The researchers are working to help AI better process a range of inputs — text, images and video — to make human interactions with computer systems more powerful and seamless. The project could thus enable advances in a variety of applications, Kordjamshidi said, including education, navigation and multimodal question-answering systems in general.
This represents one of the major research thrusts for Kordjamshidi’s team. In fact, she won a 2019 National Science Foundation Faculty Early Career Development, or CAREER, Award and a 2021 Amazon Research Award on this front. Her team is working to help AI understand natural, everyday human language — rather than computer code — and put that understanding to work in following human instructions for navigating a realistic environment.
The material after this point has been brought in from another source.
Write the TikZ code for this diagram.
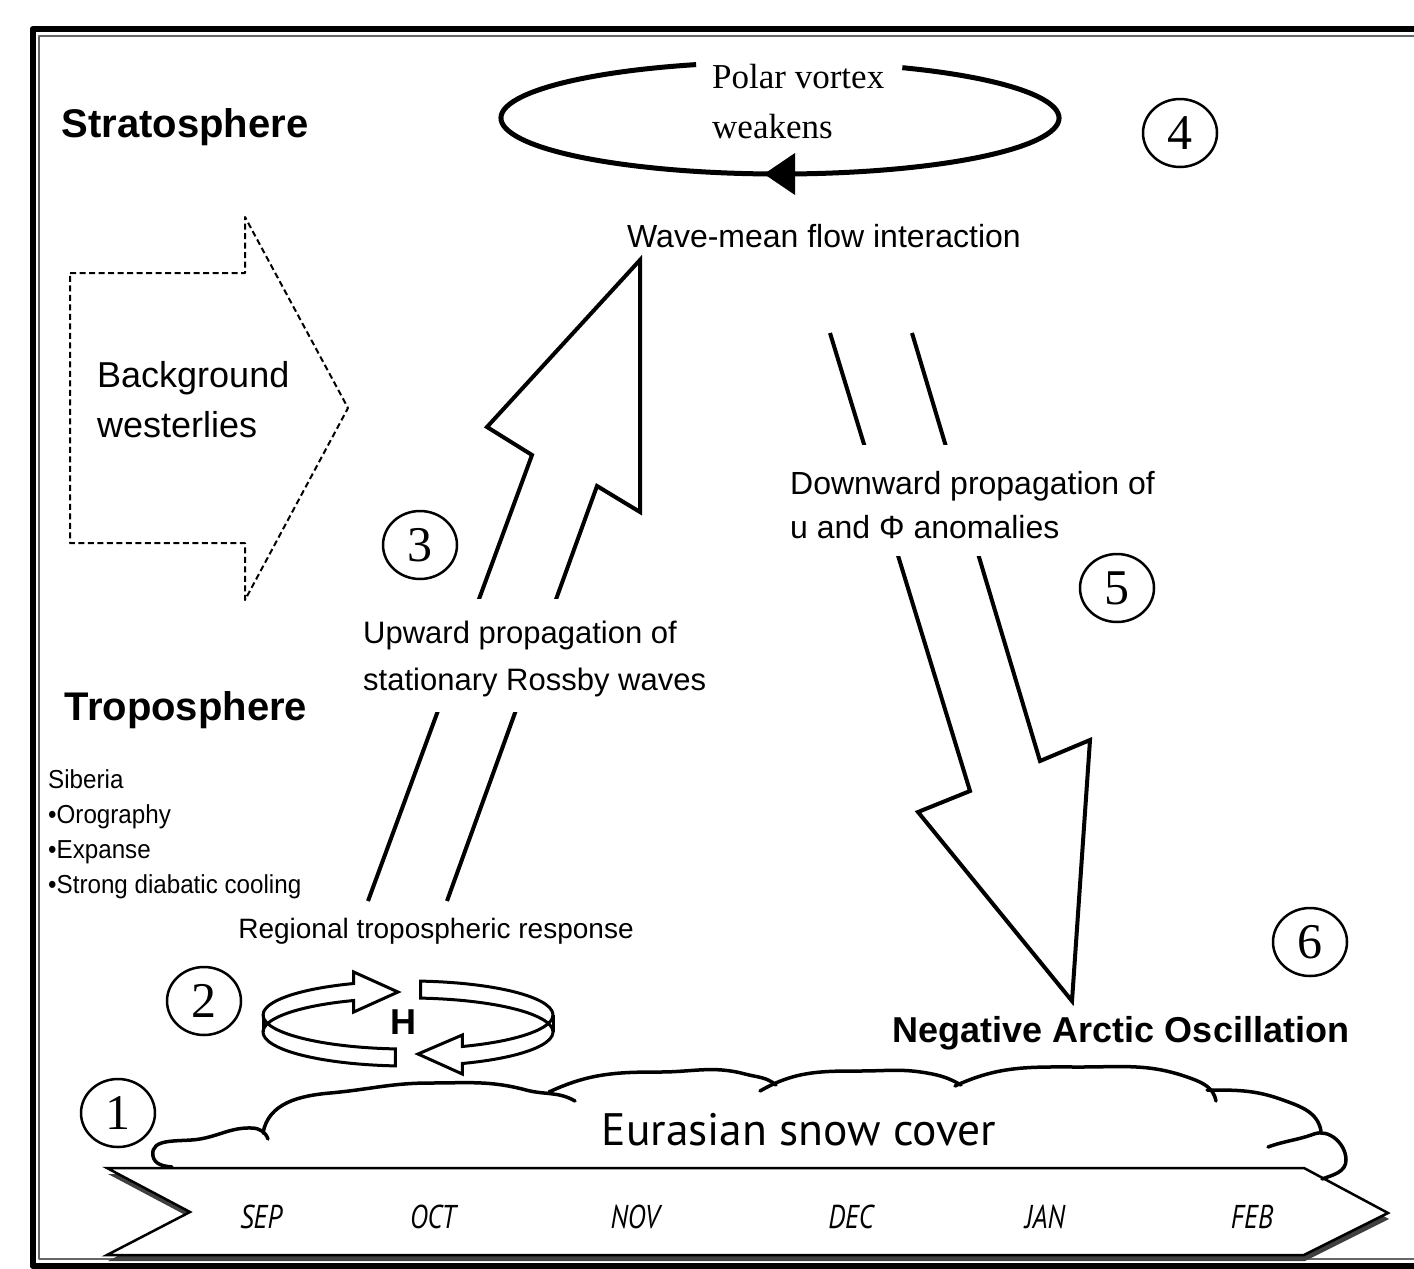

“We want to be able to connect this to the real world, to physical environments,” Kordjamshidi said. “Even if an AI system is 70% reliable, that wouldn’t be high enough for many serious real-world applications.”
While Kordjamshidi’s primary expertise is on the natural language component of AI, she’s teamed up with other AI innovators with complementary skills on this grant. At MSU, that includes Yu Kong and Vishnu Boddeti, both assistant professors in the College of Engineering. Dan Roth, a professor at the University of Pennsylvania, is also a co-investigator.
“This is a very collaborative project,” Kordjamshidi said. “We’re bringing together experts from various areas of learning and reasoning over vision and language data.”
Make new algorithms, but keep the old
The core of the team’s idea is to combine modern algorithms with an earlier approach to AI that started rising to prominence in the 1980s. Now known as classical or symbolic AI, these algorithms worked to teach computer systems explicit forms of reasoning and logic.